Question

A six-faced die is rolled twice. Then the probability that an even number turns up at the first throw, given that the sum of the throws is 8, is

• A. 5/36
• B. 3/36
• C. 3/5
• D. 2/5

Hint:

For conditional probability, start by listing all outcomes that satisfy the "given" condition. This is your new, smaller sample space. Then, count how many of these specific outcomes also satisfy the event you are interested in.

Answer 1

The Correct Option is C

Step 1: Understanding the Concept:
This is a conditional probability problem. We are asked to find the probability of an event A (even number on the first throw) happening, given that another event B (the sum of throws is 8) has already happened. The sample space is reduced to only the outcomes where the sum is 8.

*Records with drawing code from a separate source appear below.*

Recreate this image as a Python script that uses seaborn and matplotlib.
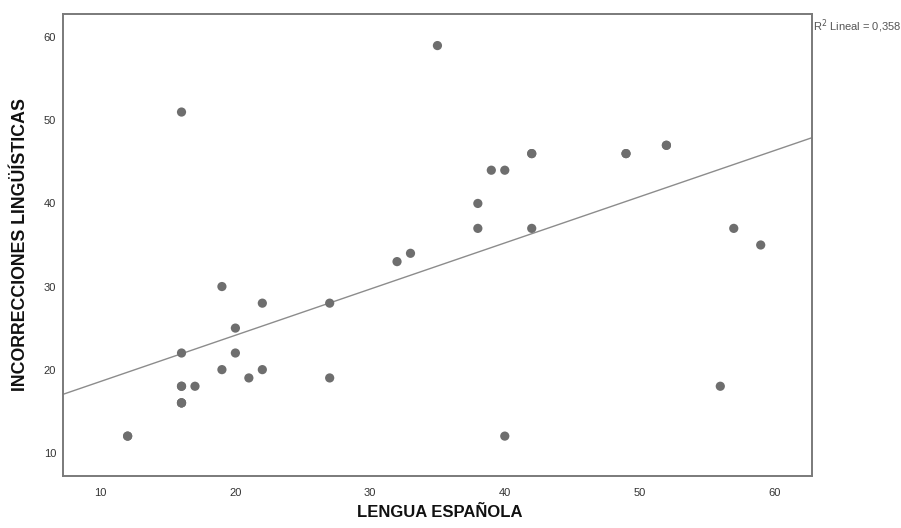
import numpy as np
import pandas as pd
import matplotlib
matplotlib.use("Agg")
import matplotlib.pyplot as plt
import seaborn as sns

# puntuaciones (algunos casos se superponen en el mismo punto)
lengua = [35, 16, 39, 40, 38, 38, 33, 32, 42, 42, 49, 52, 57, 59, 19, 22,
          27, 20, 16, 20, 19, 22, 21, 27, 16, 17, 16, 16, 12, 40, 56,
          52, 49, 42, 12, 16, 16]
incorrecciones = [59, 51, 44, 44, 40, 37, 34, 33, 46, 37, 46, 47, 37, 35, 30, 28,
                  28, 25, 22, 22, 20, 20, 19, 19, 18, 18, 16, 16, 12, 12, 18,
                  47, 46, 46, 12, 16, 18]
r2_label = "0,358"
ticks = [10, 20, 30, 40, 50, 60]

df = pd.DataFrame({"LENGUA ESPAÑOLA": lengua,
                   "INCORRECCIONES LINGÜÍSTICAS": incorrecciones})

sns.set_style("white")
plt.rcParams['font.family'] = ['Liberation Sans', 'DejaVu Sans']

fig = plt.figure(figsize=(9.01, 5.28), dpi=100)
ax = fig.add_axes([0.0699, 0.0985, 0.8312, 0.875])
ax.set_xlim(7.2, 62.8)
ax.set_ylim(7.2, 62.8)

sns.scatterplot(data=df, x="LENGUA ESPAÑOLA", y="INCORRECCIONES LINGÜÍSTICAS",
                ax=ax, s=44, color="#6e6e6e", edgecolor="none", zorder=3)
sns.regplot(data=df, x="LENGUA ESPAÑOLA", y="INCORRECCIONES LINGÜÍSTICAS",
            ax=ax, scatter=False, ci=None, truncate=False,
            line_kws={"color": "#8c8c8c", "lw": 1.0})
ax.set_xlim(7.2, 62.8)
ax.set_ylim(7.2, 62.8)

ax.set_xticks(ticks)
ax.set_yticks(ticks)
ax.tick_params(length=0, labelsize=8, labelcolor="#333333")
ax.tick_params(axis="x", pad=9)
ax.tick_params(axis="y", pad=5)

for sp in ax.spines.values():
    sp.set_color("#7a7a7a")
    sp.set_linewidth(1.4)

ax.set_xlabel("LENGUA ESPAÑOLA", fontsize=12, fontweight="bold", color="#111111")
ax.set_ylabel("INCORRECCIONES LINGÜÍSTICAS", fontsize=12.8, fontweight="bold", color="#111111")
ax.xaxis.set_label_coords(0.503, -0.063)
ax.yaxis.set_label_coords(-0.046, 0.5)

fig.text(0.902, 1 - 17 / 528, "R$^2$ Lineal = " + r2_label, fontsize=8,
         color="#555555", ha="left", va="top")

fig.savefig("out.png", dpi=100)
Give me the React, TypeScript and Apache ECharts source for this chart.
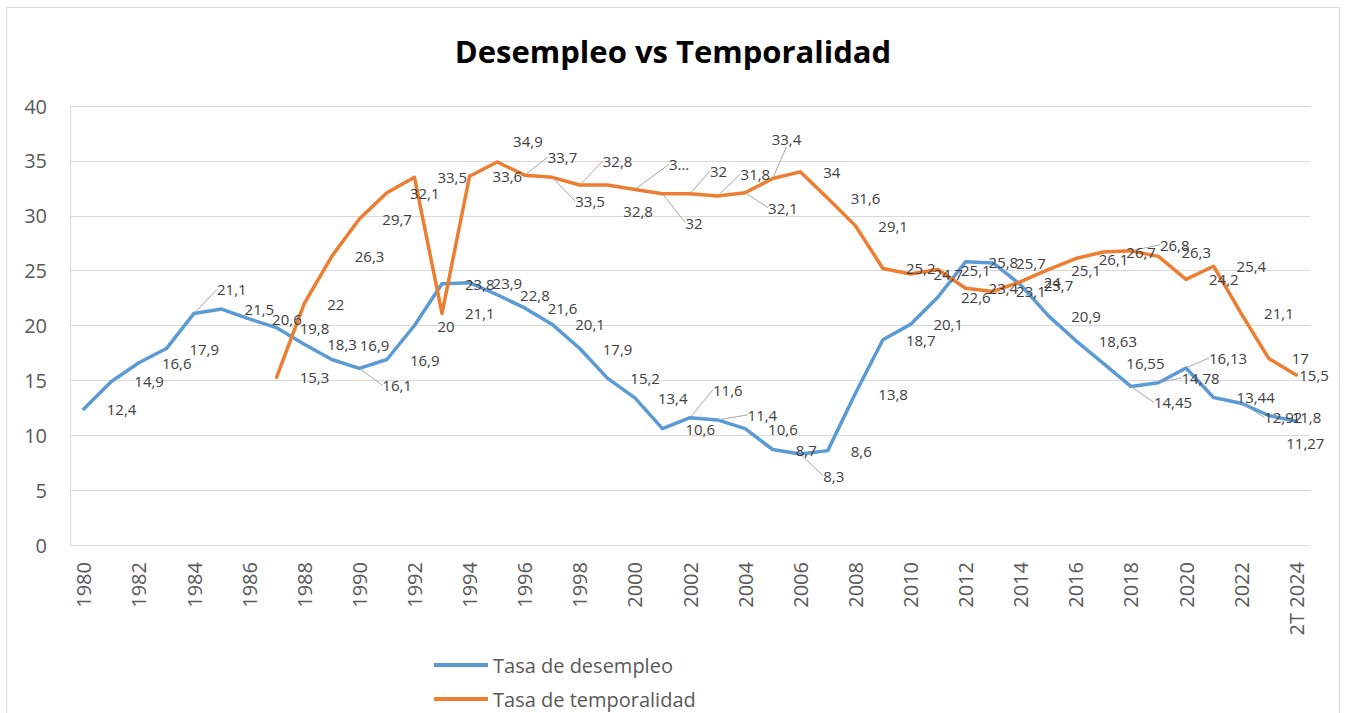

Step 2: Key Formula or Approach:
The conditional probability of event A given event B is: \[ P(A|B) = \frac{P(A \cap B)}{P(B)} = \frac{\text{Number of outcomes in A and B}}{\text{Number of outcomes in B}} \]
Step 3: Detailed Explanation:
Let's define the events:

Event B (the given condition): The sum of the two throws is 8.
Event A: An even number turns up on the first throw. \end{itemize} First, we list all possible outcomes where the sum of the two throws is 8. This is our reduced sample space (event B). The possible pairs are (first throw, second throw): \[ B = \{(2, 6), (3, 5), (4, 4), (5, 3), (6, 2)\} \] The total number of outcomes in event B is \(n(B) = 5\).
Next, we identify which of these outcomes also satisfy event A (an even number on the first throw). These are the outcomes in the intersection of A and B (\(A \cap B\)). Looking at the set B, the outcomes with an even number on the first throw are: \[ A \cap B = \{(2, 6), (4, 4), (6, 2)\} \] The number of outcomes in \(A \cap B\) is \(n(A \cap B) = 3\).
Now, we can calculate the conditional probability: \[ P(A|B) = \frac{n(A \cap B)}{n(B)} = \frac{3}{5} \]
Step 4: Final Answer:
The probability that an even number turns up at the first throw, given that the sum is 8, is \(\frac{3}{5}\).